関節がゆるいと、筋力が適切に骨へ伝わらず、無駄な動きが多くなります。すると、効率的な運動ができないだけでなく、必要以上の筋力で支える必要があるため、慢性的な筋疲労が発生します。

  • 関節位置覚の低下

関節が不安定だと、自分の関節がどこにあるかという「固有感覚(位置覚)」も低下しやすくなります。これにより、つまずきや転倒のリスクが高まります。

関節弛緩性と診断されたら?リハビリとセルフケアのポイント

  • 安定性を高めるトレーニング

整形外科的リハビリでは、以下のようなトレーニングが中心になります。

◾️コア筋群(腹横筋・多裂筋)の強化

◾️関節周囲筋のインナーマッスルトレーニング

◾️動的バランストレーニング(例:片脚立ちやスクワット)

特に関節弛緩性のある人には、アウターマッスルよりもインナーマッスルを意識したトレーニングが重要です。

  • テーピングやサポーターの活用

リハビリ初期やスポーツ活動時には、関節を補助的に安定させるためのテーピングやサポーターの使用が推奨されます。

  • ストレッチのしすぎに注意

柔軟性がすでに十分な方が無理にストレッチを行うと、逆に関節の不安定性が悪化する恐れがあります。伸ばすのではなく“支える”ことが大切です。

  • 生活上の工夫

階段の昇降、長時間の立ち仕事なども関節に負担をかけやすいため、適度な休憩や姿勢の見直しを心がけましょう。

当クリニックでのリハビリテーションの取り組みと予防支援

  • 超音波などによる客観的評価

近年では、関節の動きや腱・靱帯の状態を超音波で確認し、動的に評価することも行われています。これにより、関節弛緩性の程度や痛みの原因を明確にし、より的確な指導が可能になります。

  • ケガをしにくい体作りのために

関節弛緩性のある方でも、正しいリハビリとトレーニングを行えば、ケガのリスクを抑えて日常生活やスポーツを楽しむことができます。

「関節がゆるい=悪い」ではなく、「ゆるい関節に合った体の使い方」を身につけることが最も重要です。

参考文献

1)Beighton P, Solomon L, Soskolne CL: Articular mobility in an African population. Ann Rheum Dis. 32(5):413–418. 1973.

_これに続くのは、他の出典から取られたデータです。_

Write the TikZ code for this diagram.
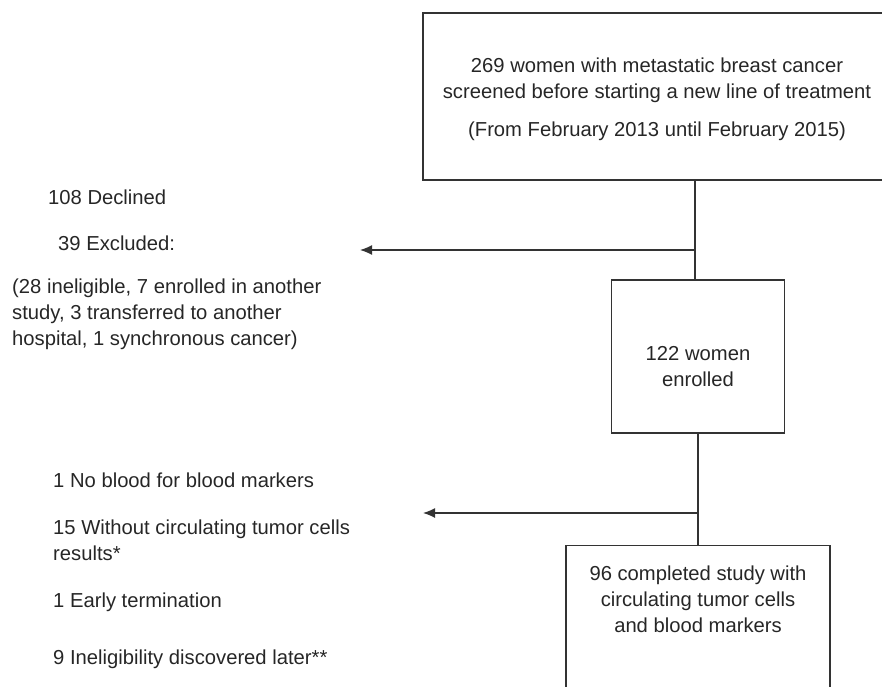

2)Remvig L, Jensen DV, Ward RC: Epidemiology of general joint hypermobility and basis for the proposed criteria for benign joint hypermobility syndrome: review of the literature. J Rheumatol. 34(4):804–809. 2007.

3)Scheper MC et al.: Chronic pain in hypermobility syndrome and Ehlers-Danlos syndrome (hypermobility type): it is a challenge. J Pain Res. 8:591–601. 2015.

4)Castori M et al.: Re-writing the natural history of pain and related symptoms in joint hypermobility syndrome and Ehlers–Danlos syndrome, hypermobility type. Am J Med Genet C Semin Med Genet. 2015;169C:1–5.

5)野田直樹: 関節弛緩性と外傷・障害. 日本臨床スポーツ医学会誌. 22(3):563–567. 2014.